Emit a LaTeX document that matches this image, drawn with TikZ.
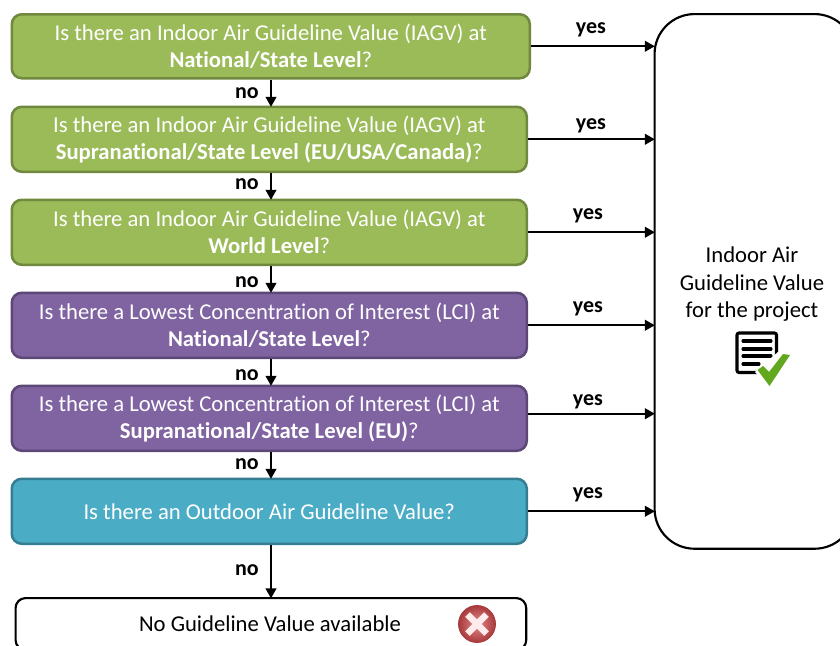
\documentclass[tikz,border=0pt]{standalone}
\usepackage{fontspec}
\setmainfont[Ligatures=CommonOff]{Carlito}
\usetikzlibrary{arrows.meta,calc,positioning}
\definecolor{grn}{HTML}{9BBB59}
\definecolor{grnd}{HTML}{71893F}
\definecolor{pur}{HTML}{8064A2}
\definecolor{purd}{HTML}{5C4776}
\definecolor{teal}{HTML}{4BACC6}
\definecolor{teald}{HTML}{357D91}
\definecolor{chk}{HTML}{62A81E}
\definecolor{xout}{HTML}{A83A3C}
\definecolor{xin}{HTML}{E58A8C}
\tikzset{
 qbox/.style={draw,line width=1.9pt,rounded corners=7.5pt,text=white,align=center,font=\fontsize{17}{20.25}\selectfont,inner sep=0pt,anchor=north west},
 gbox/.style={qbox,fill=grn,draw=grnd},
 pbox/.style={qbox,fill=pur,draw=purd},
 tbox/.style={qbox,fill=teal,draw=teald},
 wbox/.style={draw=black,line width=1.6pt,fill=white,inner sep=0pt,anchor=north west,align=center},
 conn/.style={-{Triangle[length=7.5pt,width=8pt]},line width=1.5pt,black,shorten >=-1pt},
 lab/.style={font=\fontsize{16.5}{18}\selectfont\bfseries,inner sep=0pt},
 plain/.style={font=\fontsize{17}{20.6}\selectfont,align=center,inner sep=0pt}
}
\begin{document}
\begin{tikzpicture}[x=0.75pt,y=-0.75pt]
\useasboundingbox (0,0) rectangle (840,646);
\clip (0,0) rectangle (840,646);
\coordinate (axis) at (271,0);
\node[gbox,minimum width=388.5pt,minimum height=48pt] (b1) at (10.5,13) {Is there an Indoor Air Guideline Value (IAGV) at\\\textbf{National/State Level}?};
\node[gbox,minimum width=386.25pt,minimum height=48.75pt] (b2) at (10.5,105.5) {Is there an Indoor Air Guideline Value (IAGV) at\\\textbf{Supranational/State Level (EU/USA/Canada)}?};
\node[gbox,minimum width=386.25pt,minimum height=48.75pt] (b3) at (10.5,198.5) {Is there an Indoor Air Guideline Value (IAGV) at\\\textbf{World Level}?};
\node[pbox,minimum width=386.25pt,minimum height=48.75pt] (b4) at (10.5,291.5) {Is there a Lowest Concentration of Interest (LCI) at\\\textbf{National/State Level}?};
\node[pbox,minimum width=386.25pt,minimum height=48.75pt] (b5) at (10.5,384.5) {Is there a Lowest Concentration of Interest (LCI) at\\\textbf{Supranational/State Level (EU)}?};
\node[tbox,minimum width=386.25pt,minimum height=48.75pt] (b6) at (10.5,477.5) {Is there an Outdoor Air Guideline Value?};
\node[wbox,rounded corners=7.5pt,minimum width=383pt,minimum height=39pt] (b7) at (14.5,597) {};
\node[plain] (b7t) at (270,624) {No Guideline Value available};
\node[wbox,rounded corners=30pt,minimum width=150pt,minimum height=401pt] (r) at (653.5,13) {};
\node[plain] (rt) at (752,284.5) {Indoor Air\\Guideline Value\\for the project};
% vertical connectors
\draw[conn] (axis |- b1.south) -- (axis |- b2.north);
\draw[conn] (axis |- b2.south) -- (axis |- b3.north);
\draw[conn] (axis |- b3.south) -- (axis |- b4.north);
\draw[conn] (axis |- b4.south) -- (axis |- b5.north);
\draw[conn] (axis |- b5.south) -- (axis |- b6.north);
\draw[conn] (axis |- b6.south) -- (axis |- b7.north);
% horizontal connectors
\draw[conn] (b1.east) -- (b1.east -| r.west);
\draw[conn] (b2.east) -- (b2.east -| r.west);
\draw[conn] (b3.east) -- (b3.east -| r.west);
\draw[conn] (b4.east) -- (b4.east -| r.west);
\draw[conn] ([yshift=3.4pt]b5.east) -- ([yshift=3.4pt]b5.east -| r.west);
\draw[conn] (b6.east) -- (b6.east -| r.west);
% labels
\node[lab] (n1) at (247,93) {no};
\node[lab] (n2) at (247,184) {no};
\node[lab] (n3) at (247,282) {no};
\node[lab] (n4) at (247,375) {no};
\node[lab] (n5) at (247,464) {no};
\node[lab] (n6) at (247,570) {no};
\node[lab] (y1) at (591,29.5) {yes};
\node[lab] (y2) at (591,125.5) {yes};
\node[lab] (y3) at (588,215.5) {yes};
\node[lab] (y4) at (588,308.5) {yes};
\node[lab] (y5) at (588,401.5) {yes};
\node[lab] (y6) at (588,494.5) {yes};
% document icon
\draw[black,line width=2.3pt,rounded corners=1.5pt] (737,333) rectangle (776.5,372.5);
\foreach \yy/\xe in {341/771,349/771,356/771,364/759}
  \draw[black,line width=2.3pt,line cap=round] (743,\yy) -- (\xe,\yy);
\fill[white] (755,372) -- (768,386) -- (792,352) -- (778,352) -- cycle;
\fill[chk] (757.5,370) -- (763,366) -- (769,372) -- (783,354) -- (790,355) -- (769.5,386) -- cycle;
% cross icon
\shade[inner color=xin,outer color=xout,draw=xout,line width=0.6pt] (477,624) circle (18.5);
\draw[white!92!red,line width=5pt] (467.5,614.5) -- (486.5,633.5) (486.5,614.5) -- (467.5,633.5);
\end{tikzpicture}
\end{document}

****

Repeat the listing above exactly, with no pictures.

Emit a LaTeX document that matches this image, drawn with TikZ.
\documentclass[tikz,border=0pt]{standalone}
\usepackage{fontspec}
\setmainfont[Ligatures=CommonOff]{Carlito}
\usetikzlibrary{arrows.meta,calc,positioning}
\definecolor{grn}{HTML}{9BBB59}
\definecolor{grnd}{HTML}{71893F}
\definecolor{pur}{HTML}{8064A2}
\definecolor{purd}{HTML}{5C4776}
\definecolor{teal}{HTML}{4BACC6}
\definecolor{teald}{HTML}{357D91}
\definecolor{chk}{HTML}{62A81E}
\definecolor{xout}{HTML}{A83A3C}
\definecolor{xin}{HTML}{E58A8C}
\tikzset{
 qbox/.style={draw,line width=1.9pt,rounded corners=7.5pt,text=white,align=center,font=\fontsize{17}{20.25}\selectfont,inner sep=0pt,anchor=north west},
 gbox/.style={qbox,fill=grn,draw=grnd},
 pbox/.style={qbox,fill=pur,draw=purd},
 tbox/.style={qbox,fill=teal,draw=teald},
 wbox/.style={draw=black,line width=1.6pt,fill=white,inner sep=0pt,anchor=north west,align=center},
 conn/.style={-{Triangle[length=7.5pt,width=8pt]},line width=1.5pt,black,shorten >=-1pt},
 lab/.style={font=\fontsize{16.5}{18}\selectfont\bfseries,inner sep=0pt},
 plain/.style={font=\fontsize{17}{20.6}\selectfont,align=center,inner sep=0pt}
}
\begin{document}
\begin{tikzpicture}[x=0.75pt,y=-0.75pt]
\useasboundingbox (0,0) rectangle (840,646);
\clip (0,0) rectangle (840,646);
\coordinate (axis) at (271,0);
\node[gbox,minimum width=388.5pt,minimum height=48pt] (b1) at (10.5,13) {Is there an Indoor Air Guideline Value (IAGV) at\\\textbf{National/State Level}?};
\node[gbox,minimum width=386.25pt,minimum height=48.75pt] (b2) at (10.5,105.5) {Is there an Indoor Air Guideline Value (IAGV) at\\\textbf{Supranational/State Level (EU/USA/Canada)}?};
\node[gbox,minimum width=386.25pt,minimum height=48.75pt] (b3) at (10.5,198.5) {Is there an Indoor Air Guideline Value (IAGV) at\\\textbf{World Level}?};
\node[pbox,minimum width=386.25pt,minimum height=48.75pt] (b4) at (10.5,291.5) {Is there a Lowest Concentration of Interest (LCI) at\\\textbf{National/State Level}?};
\node[pbox,minimum width=386.25pt,minimum height=48.75pt] (b5) at (10.5,384.5) {Is there a Lowest Concentration of Interest (LCI) at\\\textbf{Supranational/State Level (EU)}?};
\node[tbox,minimum width=386.25pt,minimum height=48.75pt] (b6) at (10.5,477.5) {Is there an Outdoor Air Guideline Value?};
\node[wbox,rounded corners=7.5pt,minimum width=383pt,minimum height=39pt] (b7) at (14.5,597) {};
\node[plain] (b7t) at (270,624) {No Guideline Value available};
\node[wbox,rounded corners=30pt,minimum width=150pt,minimum height=401pt] (r) at (653.5,13) {};
\node[plain] (rt) at (752,284.5) {Indoor Air\\Guideline Value\\for the project};
% vertical connectors
\draw[conn] (axis |- b1.south) -- (axis |- b2.north);
\draw[conn] (axis |- b2.south) -- (axis |- b3.north);
\draw[conn] (axis |- b3.south) -- (axis |- b4.north);
\draw[conn] (axis |- b4.south) -- (axis |- b5.north);
\draw[conn] (axis |- b5.south) -- (axis |- b6.north);
\draw[conn] (axis |- b6.south) -- (axis |- b7.north);
% horizontal connectors
\draw[conn] (b1.east) -- (b1.east -| r.west);
\draw[conn] (b2.east) -- (b2.east -| r.west);
\draw[conn] (b3.east) -- (b3.east -| r.west);
\draw[conn] (b4.east) -- (b4.east -| r.west);
\draw[conn] ([yshift=3.4pt]b5.east) -- ([yshift=3.4pt]b5.east -| r.west);
\draw[conn] (b6.east) -- (b6.east -| r.west);
% labels
\node[lab] (n1) at (247,93) {no};
\node[lab] (n2) at (247,184) {no};
\node[lab] (n3) at (247,282) {no};
\node[lab] (n4) at (247,375) {no};
\node[lab] (n5) at (247,464) {no};
\node[lab] (n6) at (247,570) {no};
\node[lab] (y1) at (591,29.5) {yes};
\node[lab] (y2) at (591,125.5) {yes};
\node[lab] (y3) at (588,215.5) {yes};
\node[lab] (y4) at (588,308.5) {yes};
\node[lab] (y5) at (588,401.5) {yes};
\node[lab] (y6) at (588,494.5) {yes};
% document icon
\draw[black,line width=2.3pt,rounded corners=1.5pt] (737,333) rectangle (776.5,372.5);
\foreach \yy/\xe in {341/771,349/771,356/771,364/759}
  \draw[black,line width=2.3pt,line cap=round] (743,\yy) -- (\xe,\yy);
\fill[white] (755,372) -- (768,386) -- (792,352) -- (778,352) -- cycle;
\fill[chk] (757.5,370) -- (763,366) -- (769,372) -- (783,354) -- (790,355) -- (769.5,386) -- cycle;
% cross icon
\shade[inner color=xin,outer color=xout,draw=xout,line width=0.6pt] (477,624) circle (18.5);
\draw[white!92!red,line width=5pt] (467.5,614.5) -- (486.5,633.5) (486.5,614.5) -- (467.5,633.5);
\end{tikzpicture}
\end{document}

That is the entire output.